I’ve been channeling my inner Julia again. Mastering the Art of French Cooking is out and about and getting progressively more dog-eared on my counter. When flipping through looking for some sauce or something, I stumbled across a recipe for Aigo Bouido Soupe a l’Oeuf, Provencale, or garlic soup with poached eggs. We just received a big batch of fresh garlic in the box, only this was not the dried and cured garlic you’re used to seeing in the grocery. This was a big bunch of young, green garlic with the greens still attached. I figured why not feature it in a a special soup all to itself? This seemed perfect, so I decided to give it a shot.
And you know what? It was perfect. It was incredibly delicious. Not the least bit garlicy, like you’d think a garlic soup would be. It was flavorful and complex and the perfect light dinner on a Sunday evening. My husband, who is usually anti-broth soups went back for seconds and thirds until the pot was empty. In reality, with the eggs and the croutons, it wasn’t very soupy at all. The croutons sopped up all the broth, making them into this delicious porridge consistency.

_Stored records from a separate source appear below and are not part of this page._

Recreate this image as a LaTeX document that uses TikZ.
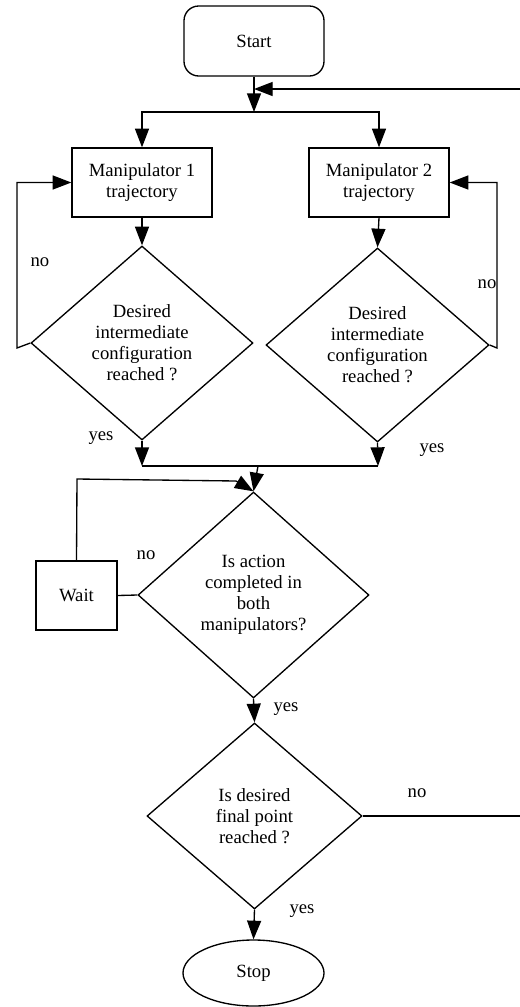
\documentclass[tikz,border=0pt]{standalone}
\usepackage{fontspec}
\setmainfont{Liberation Serif}
\usetikzlibrary{shapes.geometric,arrows.meta}
\begin{document}
\begin{tikzpicture}[x=0.75pt,y=-0.75pt,line width=1pt,
  every node/.style={font=\fontsize{14}{15.75}\selectfont},
  box/.style={draw,rectangle,minimum width=105pt,minimum height=51.75pt,inner sep=0pt,align=center},
  term/.style={draw,rectangle,rounded corners=11pt,minimum width=105pt,minimum height=52.5pt,inner sep=0pt},
  dec/.style={draw,diamond,inner sep=0pt,align=center},
  lbl/.style={inner sep=0pt},
  arr/.style={-{Triangle[length=14pt,width=10.5pt]}}]
\useasboundingbox (0,0) rectangle (520,1007);
\clip (0,0) rectangle (520,1007);

% nodes
\node[term] (start) at (254,41) {Start};
\node[box] (m1) at (142,182.5) {Manipulator 1\\trajectory};
\node[box] (m2) at (379,182.5) {Manipulator 2\\trajectory};
\node[dec,minimum width=166.5pt,minimum height=145.5pt] (d1) at (142,343) {Desired\\intermediate\\configuration\\reached ?};
\node[dec,minimum width=167.25pt,minimum height=145.5pt] (d2) at (377.5,345) {Desired\\intermediate\\configuration\\reached ?};
\node[dec,minimum width=173.25pt,minimum height=154.5pt] (d3) at (253.5,595) {Is action\\completed in\\both\\manipulators?};
\node[box,minimum width=60.75pt] (wait) at (76.5,595.5) {Wait};
\node[dec,minimum width=161.25pt,minimum height=139.5pt] (d4) at (254.5,816) {Is desired\\final point\\reached ?};
\node[draw,ellipse,minimum width=105.75pt,minimum height=49.5pt,inner sep=0pt] (stop) at (253.5,973) {Stop};

% junction coordinates
\coordinate (j0) at (254,89);
\coordinate (j1) at (254,112);
\coordinate (l1) at (17,348);
\coordinate (r1) at (497,348);
\coordinate (ja) at (142,466);
\coordinate (jb) at (378,466);
\coordinate (jm) at (258,466);
\coordinate (wt) at (77,479);
\coordinate (wt2) at (236,481);
\coordinate (far) at (535,816);

% connectors
\draw[arr] (start.south) -- (j1);
\draw[arr] (j1) -| (m1.north);
\draw[arr] (j1) -| (m2.north);
\draw[arr] (m1.south) -- (d1.north);
\draw[arr] (m2.south) -- (d2.north);
\draw[arr] (d1.west) -- (l1) |- (m1.west);
\draw[arr] (d2.east) -- (r1) |- (m2.east);
\draw[arr] (d1.south) -- (ja);
\draw[arr] (d2.south) -- (jb);
\draw (ja) -- (jb);
\draw[arr] (jm) -- (d3.north);
\draw (d3.west) -- (wait.east);
\draw[arr] (wait.north) -- (wt) -- (wt2) -- (d3.north);
\draw[arr] (d3.south) -- (d4.north);
\draw[arr] (d4.south) -- (stop.north);
\draw[arr] (d4.east) -- (far) |- (j0);

% labels
\node[lbl] (n1) at (40,262) {no};
\node[lbl] (n2) at (487,284) {no};
\node[lbl] (y1) at (101,438) {yes};
\node[lbl] (y2) at (432,450) {yes};
\node[lbl] (n3) at (146,555) {no};
\node[lbl] (y3) at (286,709) {yes};
\node[lbl] (n4) at (417,793) {no};
\node[lbl] (y4) at (302,911) {yes};
\end{tikzpicture}
\end{document}
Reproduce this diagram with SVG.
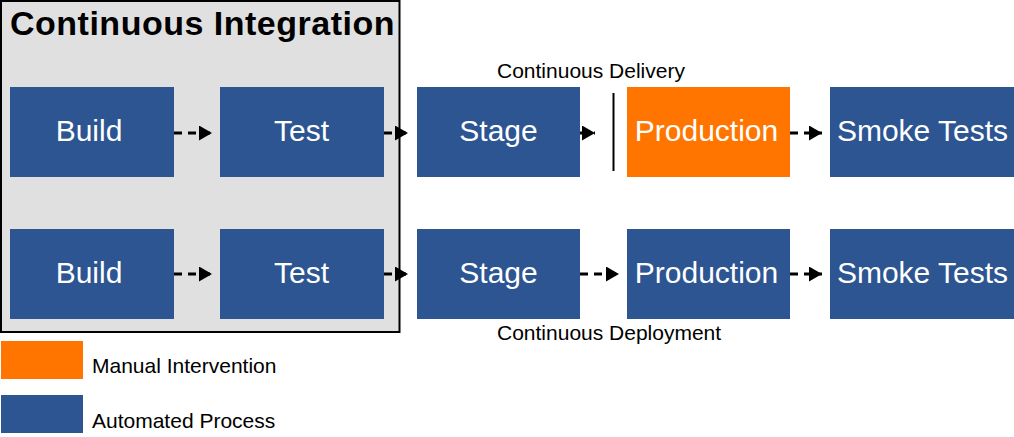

After the husband ate his final helping, I asked “so what did you think?” “It’s very…very French.” I giggled. “I feel like it should have been at the beginning of a 7 course dinner on Downton Abbey. I was seriously under-dressed to eat this. And I need a staff of footmen.” It’s a easy dish that feels very fancy for some reason. If you love garlic, and who doesn’t (vampires?), this is an amazing dish.
Garlic Soup with Poached EggsFrom the 2010 edition of Mastering the Art of French Cooking
Says it serves 6-8, as a main course, I would say half that many
1 head separated, or 16 cloves whole garlic
2 quarts water
2 t salt
1/4 t sage
1/4 t thyme
1/2 bay leaf
4 sprigs parsley plus more for garnish
3 T olive oil plus more for brushing
6 very fresh eggs
1 fresh baguette
Bring a small pot of water to boil. Drop the garlic cloves in the water and boil for 30 seconds. Drain, shock in cold water, and peel.
Place the peeled garlic, 2 qt water, salt, pepper, spices, and olive oil in a wide saucepan. Boil slowly for 30 minutes. Adjust salt and pepper as needed after cooking.
While the soup is cooking, preheat the oven to 325. Slice the baguette into 3/4 to 1″ slices. Arrange the slices in a single layer on a baking sheet. Brush both sides of the bread with a good olive oil. Bake for 20-30 minutes, or until crispy but not browned.
After the soup has simmered for 1/2 an hour, strain it through a sieve into a bowl. Press the garlic cloves to get all the extra juice out. Return to the saucepan and bring to a simmer. Carefully ease the eggs, one at a time, into the simmering soup to poach. Depending on the size of your pan, you may poach 2 or 3 at a time. Poach the eggs for about 4 minutes, then using a slotted spoon, remove them to a waiting plate.
Arrange 2-3 croutons in the bottom of a soup bowl. Carefully put 1 or 2 poached eggs on top of the croutons. Spoon about a cup of the soup over the eggs. Garnish with additional parsley. A sprinkle of parmesan would probably be a delicious addition.